JOYCE: The EPA's goal is to reduce emissions by 45 percent below what they were in 2012. Conrad Schneider of the environmental group Clean Air Task Force says that's good news. Its EPA's first direct limit on methane for oil and gas operations. But he notes that, for most existing operations, leak-plugging remains voluntary.
CONRAD SCHNEIDER: Failing to immediately regulate the existing oil and gas infrastructure nationwide really misses 90 percent of the problem. So we feel that the administration is proposing to find methane pollution with one hand tied behind its back.
JOYCE: Schneider points out that, across the country, most of the big leaks appear to be coming from a small minority of the drilling operators. And they may or may not be the ones to step up and clean up.
SCHNEIDER: So if the voluntary programs miss these few sites, it'll miss the lion's share of the problem.
JOYCE: Problem? What problem? Says Howard Feldman of the American Petroleum Institute.
HOWARD FELDMAN: Right now, omissions are coming down when production is going up.

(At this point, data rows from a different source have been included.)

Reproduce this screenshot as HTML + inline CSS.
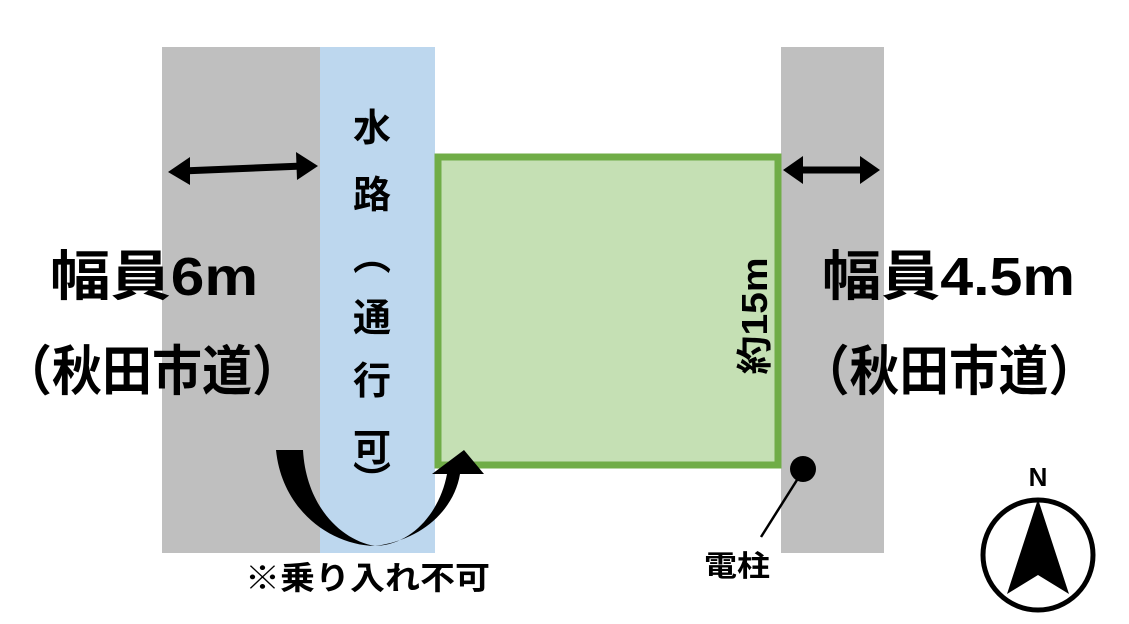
<!DOCTYPE html>
<html><head><meta charset="utf-8"><style>
html,body{margin:0;padding:0;background:#fff;width:1129px;height:624px;overflow:hidden}
svg{display:block}
text{font-family:"Liberation Sans","Noto Sans CJK JP",sans-serif;font-weight:bold;fill:#000}
</style></head><body>
<svg width="1129" height="624" viewBox="0 0 1129 624">
<rect x="162" y="47" width="158" height="506" fill="#bfbfbf"/>
<rect x="320" y="47" width="115" height="506" fill="#bdd7ee"/>
<rect x="781" y="47" width="103" height="506" fill="#bfbfbf"/>
<rect x="438" y="157" width="340" height="308" fill="#c5e0b4" stroke="#70ad47" stroke-width="7"/>
<line x1="182" y1="171" x2="303" y2="166" stroke="#000" stroke-width="7"/>
<path d="M168,172 L190,157 L190,185 Z" fill="#000"/>
<path d="M318,166 L296,152 L297,180 Z" fill="#000"/>
<line x1="797" y1="170" x2="866" y2="170" stroke="#000" stroke-width="7"/>
<path d="M783,170 L803,156 L803,184 Z" fill="#000"/>
<path d="M880,170 L860,156 L860,184 Z" fill="#000"/>
<text x="50" y="295" font-size="54" textLength="208" lengthAdjust="spacingAndGlyphs">幅員6m</text>
<text x="2" y="390" font-size="54" textLength="300" lengthAdjust="spacingAndGlyphs">（秋田市道）</text>
<text x="822" y="295" font-size="54" textLength="253" lengthAdjust="spacingAndGlyphs">幅員4.5m</text>
<text x="800" y="390" font-size="54" textLength="298" lengthAdjust="spacingAndGlyphs">（秋田市道）</text>
<g font-size="38" text-anchor="middle">
<text x="372" y="141">水</text>
<text x="372" y="208">路</text>
<text x="372" y="270" font-weight="normal">︵</text>
<text x="372" y="331">通</text>
<text x="372" y="394">行</text>
<text x="372" y="461">可</text>
<text x="372" y="494" font-weight="normal">︶</text>
</g>
<text transform="translate(767,316) rotate(-90)" font-size="36" text-anchor="middle" textLength="117" lengthAdjust="spacingAndGlyphs">約15m</text>
<path d="M276,450 L303,450 C306,505 340,540 375,546 C422,540 454,510 460,474 L484,474 L464,450 L432,474 L447,474 C440,512 412,545 375,546 C330,545 282,510 276,450 Z" fill="#000"/>
<circle cx="803" cy="469" r="13" fill="#000"/>
<line x1="797" y1="480" x2="761" y2="537" stroke="#000" stroke-width="2.5"/>
<text x="704" y="576" font-size="29" textLength="66" lengthAdjust="spacingAndGlyphs">電柱</text>
<text x="245" y="589" font-size="32" textLength="245" lengthAdjust="spacingAndGlyphs">※乗り入れ不可</text>
<text x="1038" y="486" font-size="26" text-anchor="middle">N</text>
<circle cx="1038" cy="555" r="55" fill="none" stroke="#000" stroke-width="5"/>
<path d="M1038,499 L1007,594 L1038,575 L1069,594 Z" fill="#000"/>
</svg>
</body></html>
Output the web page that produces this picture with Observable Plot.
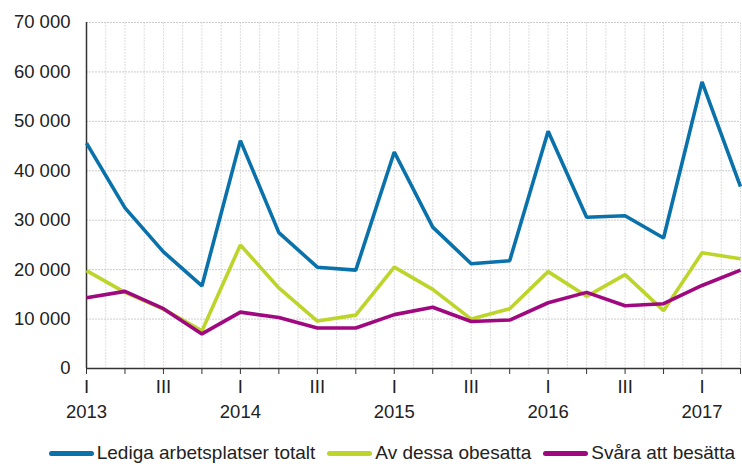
<!DOCTYPE html>
<html><head><meta charset="utf-8">
<script src="https://cdn.jsdelivr.net/npm/d3@7"></script>
<script src="https://cdn.jsdelivr.net/npm/@observablehq/plot@0.6"></script>
<style>
body{margin:0;background:#fff;font-family:"Liberation Sans",Arial,sans-serif;}
#legend{display:flex;justify-content:flex-end;align-items:center;gap:12px;padding-right:7px;margin-top:18px;font-size:19px;line-height:22px;color:#222;}
.item{display:flex;align-items:center;}
.sw{display:inline-block;width:45px;height:5px;margin-right:3px;border-radius:2.5px;}
</style></head>
<body>
<div id="chart"></div>
<div id="legend"></div>
<script>
const years = [2013, 2014, 2015, 2016, 2017];
const quarterLabels = ["I", "", "III", ""];
const seriesNames = ["Lediga arbetsplatser totalt", "Av dessa obesatta", "Svåra att besätta"];
const seriesColors = ["#0a72ab", "#bdd52a", "#a0087f"];
const totalt = [45600, 32500, 23600, 16700, 46100, 27500, 20500, 19900, 43800, 28600, 21200, 21800, 48000, 30600, 30900, 26400, 58000, 36800];
const obesatta = [19800, 15400, 12000, 7600, 25000, 16300, 9600, 10800, 20500, 16000, 10000, 12100, 19600, 14600, 19000, 11700, 23400, 22200];
const svara = [14300, 15600, 12100, 7000, 11400, 10300, 8200, 8200, 10900, 12400, 9500, 9800, 13300, 15400, 12700, 13100, 16800, 19900];
const yTicks = [0, 10000, 20000, 30000, 40000, 50000, 60000, 70000];

const allSeries = [totalt, obesatta, svara];
const data = [];
allSeries.forEach((arr, s) => arr.forEach((v, i) => data.push({i, v, s: seriesNames[s]})));
const qIdx = d3.range(totalt.length);
const fmt = d => d3.format(",")(d).replace(/,/g, " ");

const chart = Plot.plot({
  width: 742, height: 424,
  marginLeft: 86, marginRight: 2, marginTop: 22, marginBottom: 56,
  style: {fontFamily: "Liberation Sans, Arial, sans-serif", fontSize: "18px", color: "#222"},
  x: {domain: [0, totalt.length - 1], axis: null},
  y: {domain: [0, 70000], axis: null},
  color: {domain: seriesNames, range: seriesColors},
  marks: [
    Plot.gridX(d3.range(0, totalt.length - 0.5, 0.5), {stroke: "#ddd", strokeOpacity: 1, strokeDasharray: "2,1"}),
    Plot.gridY(yTicks, {stroke: "#ccc", strokeOpacity: 1, strokeDasharray: "2,1"}),
    Plot.axisY(yTicks, {tickSize: 0, tickPadding: 16, tickFormat: fmt, fontSize: 18.5, fill: "#222", label: null}),
    Plot.axisX(qIdx, {tickSize: 6, tickPadding: 5, tickFormat: i => quarterLabels[i % 4], fontSize: 18.5, stroke: "#333", fill: "#222", label: null}),
    Plot.axisX(years.map((y, k) => k * 4), {tickSize: 0, tickPadding: 36, tickFormat: (d) => String(years[d / 4]), fontSize: 18.5, fill: "#222", label: null}),
    Plot.ruleX([0], {stroke: "#333", strokeWidth: 1.5}),
    Plot.ruleY([0], {stroke: "#333", strokeWidth: 1.5}),
    Plot.line(data, {x: "i", y: "v", z: "s", stroke: "s", strokeWidth: 3.6, strokeLinejoin: "miter", strokeLinecap: "butt"})
  ]
});
document.getElementById("chart").append(chart);

const leg = document.getElementById("legend");
seriesNames.forEach((n, k) => {
  const it = document.createElement("span"); it.className = "item";
  const sw = document.createElement("span"); sw.className = "sw"; sw.style.background = seriesColors[k];
  it.append(sw, document.createTextNode(n));
  leg.append(it);
});
</script>
</body></html>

JOYCE: By EPA's own estimate, methane emissions from oil and gas operations have dropped about 15 percent since 2005.
FELDMAN: The EPA is talking about putting another layer of regulation on top of that, and we just don't think it's necessary. The progress that we're making will continue without this extra layer of regulation.
JOYCE: Feldman notes that there are regulations already in place for existing natural gas wells that do have the effect of reducing methane leaks. And the Petroleum Institute has a set of good practices it distributes to operators to help them limit leaks.
FELDMAN: The vast majority of operations are actually very clean, and there are, unfortunately, some cases where some equipment, some of the operations, is not as clean right now. But industries incentivized to reduce those emissions because methane is what we sell.
JOYCE: The methane announcement is just that - an announcement. The proposed regulations are due out this summer for public comment. They would take effect in 2016. Christopher Joyce, NPR News.